The compensation payable to a director upon the termination of his service contract will be calculated in accordance with the law
applicable. The directors have service contracts with both NV and PLC. The Remuneration Committee’s aim is always to deal fairly with
cases of termination whilst taking a robust line in minimising any such compensation. The Remuneration Committee has given due
consideration to the recommendations contained in the Combined Code regarding the merits of providing explicitly in the directors’
contracts of service provisions relating to compensation commitments in the event of early termination. However the companies have to
take account of the law in the Netherlands that provides that, irrespective of what the service contract may say, the termination of
employment for a reason other than misconduct or negligence entitles a long serving employee to compensation comparable to at least
two year’s remuneration. The Committee will continue to keep its current practice under review.

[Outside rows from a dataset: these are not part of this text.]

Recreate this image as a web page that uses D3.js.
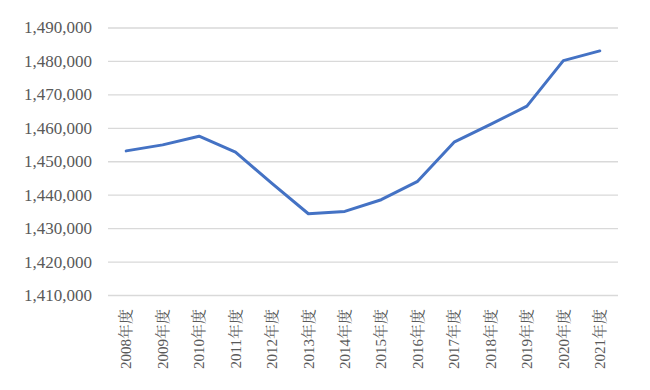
<!DOCTYPE html>
<html><head><meta charset="utf-8">
<script src="https://cdn.jsdelivr.net/npm/d3@7"></script>
<style>body{margin:0;background:#fff}</style>
</head><body><svg id="c" width="650" height="390"></svg>
<script>
const categories = ["2008年度","2009年度","2010年度","2011年度","2012年度","2013年度","2014年度","2015年度","2016年度","2017年度","2018年度","2019年度","2020年度","2021年度"];
const values = [1453100,1454900,1457500,1452700,1443400,1434300,1435000,1438500,1444000,1455700,1461000,1466500,1480100,1483000];
const yTicks = [1410000,1420000,1430000,1440000,1450000,1460000,1470000,1480000,1490000];

const svg = d3.select("#c");
const m = {l:108, r:32, t:27.5, b:95};
const W = 650, H = 390;
const FONT = "Liberation Serif, Noto Serif CJK JP, Noto Sans CJK JP, serif";
const x = d3.scaleBand().domain(categories).range([m.l, W - m.r]);
const y = d3.scaleLinear().domain([1410000, 1490000]).range([H - m.b, m.t]);

const yAxis = svg.append("g").attr("transform", `translate(${m.l},0)`)
  .call(d3.axisLeft(y).tickValues(yTicks).tickFormat(d3.format(",")).tickSize(-(W - m.l - m.r)).tickPadding(16));
yAxis.attr("font-family", FONT).attr("font-size", 17);
yAxis.select(".domain").remove();
yAxis.selectAll(".tick line").attr("stroke", "#d9d9d9").attr("stroke-width", 1.3);
yAxis.selectAll(".tick text").attr("fill", "#595959").attr("font-family", FONT).attr("font-size", 17);

const xAxis = svg.append("g").attr("transform", `translate(0,${H - m.b})`)
  .call(d3.axisBottom(x).tickSize(0));
xAxis.attr("font-family", FONT).attr("font-size", 15);
xAxis.select(".domain").remove();
xAxis.selectAll(".tick text")
  .attr("fill", "#595959").attr("font-family", FONT).attr("font-size", 15)
  .attr("transform", "rotate(-90)").attr("text-anchor", "end")
  .attr("x", -14).attr("y", 0).attr("dy", "0.35em");

const line = d3.line().x((d, i) => x(categories[i]) + x.bandwidth() / 2).y(d => y(d));
svg.append("path").datum(values).attr("d", line)
  .attr("fill", "none").attr("stroke", "#4472C4").attr("stroke-width", 3)
  .attr("stroke-linejoin", "round").attr("stroke-linecap", "round");
</script></body></html>
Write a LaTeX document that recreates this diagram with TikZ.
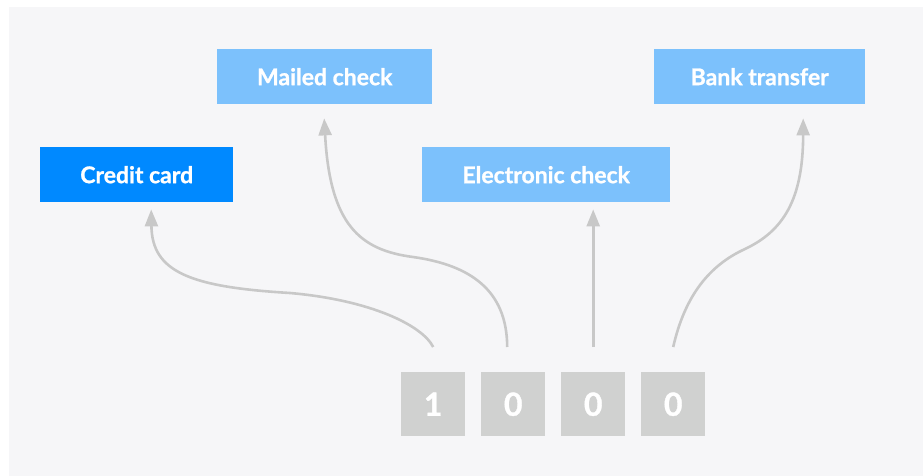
\documentclass[tikz,border=0pt]{standalone}
\usepackage{fontspec}
\setmainfont{Lato}[BoldFeatures={FakeBold=1}]
\usetikzlibrary{arrows.meta}
\definecolor{bgc}{RGB}{246,246,248}
\definecolor{bright}{RGB}{0,137,255}
\definecolor{light}{RGB}{124,193,252}
\definecolor{digitc}{RGB}{208,209,208}
\definecolor{arrowc}{RGB}{200,200,200}
\tikzset{
  optbox/.style={anchor=north west, inner sep=0pt, minimum height=55pt, text=white, font=\bfseries\fontsize{23}{25}\selectfont},
  digitbox/.style={anchor=north west, inner sep=0pt, fill=digitc, minimum width=64pt, minimum height=64pt, text=white, font=\bfseries\fontsize{32}{34}\selectfont},
  conn/.style={draw=arrowc, line width=2.6pt, -{Triangle[length=17pt,width=13pt]}}
}
\begin{document}
\begin{tikzpicture}[x=1pt,y=-1pt]
\useasboundingbox (0,0) rectangle (923,476);
\fill[white] (0,0) rectangle (923,476);
\fill[bgc] (9,7) rectangle (923,476);
\node[optbox, fill=bright, minimum width=193pt] (cc) at (40,147) {Credit card};
\node[optbox, fill=light, minimum width=215pt] (mc) at (217,49) {Mailed check};
\node[optbox, fill=light, minimum width=248pt] (ec) at (422,147) {Electronic check};
\node[optbox, fill=light, minimum width=211pt] (bt) at (654,49) {Bank transfer};
\node[digitbox] (d1) at (401,372) {1};
\node[digitbox] (d2) at (481,372) {0};
\node[digitbox] (d3) at (561,372) {0};
\node[digitbox] (d4) at (641,372) {0};
\draw[conn] ([yshift=25pt]d1.north) .. controls (422,325) and (370,300) .. (290,293)
  .. controls (190,287) and (152,272) .. ([xshift=14.5pt,yshift=-7pt]cc.south);
\draw[conn] ([xshift=-6pt,yshift=25pt]d2.north) .. controls (507,290) and (470,265) .. (413,257)
  .. controls (360,250) and (330,225) .. ([xshift=-0.5pt,yshift=-14pt]mc.south);
\draw[conn] ([yshift=25pt]d3.north) -- ([xshift=47pt,yshift=-7pt]ec.south);
\draw[conn] ([yshift=25pt]d4.north) .. controls (685,295) and (710,265) .. (745,249)
  .. controls (783,231) and (803,200) .. ([xshift=43.5pt,yshift=-14pt]bt.south);
\end{tikzpicture}
\end{document}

In 1999 three directors served for only part of the year. In 1998 two directors served for only part of the year.
Advisory Directors
The Advisory Directors are not formally members of the Boards of NV and PLC and are therefore excluded when reference is made to
directors in the preceding text.
The remuneration of the Advisory Directors is decided by the Boards. Advisory Directors receive an annual fee and are reimbursed
expenses incurred in attending meetings. They do not receive any performance related bonuses, pension provisions, share options
or other forms of benefit.
The annual fee paid in 1999 to each of B Collomb, O Fanjul, FH Fentener van Vlissingen, H Kopper and HOCR Ruding was Fl. 80 000
and to each of Sir Derek Birkin, Lady Chalker of Wallasey, C X Gonzalez and Senator GJ Mitchell was £27 500. Sir Brian Hayes and Lord
Wright of Richmond retired during the year and each received fees of £9 424.
At the end of 1999 the aggregate interests of the Advisory Directors in the share capital of NV and PLC were 8 479 (1998: 8 375)
ordinary shares of NV and 1 785 (1998: 4 000) ordinary shares of PLC.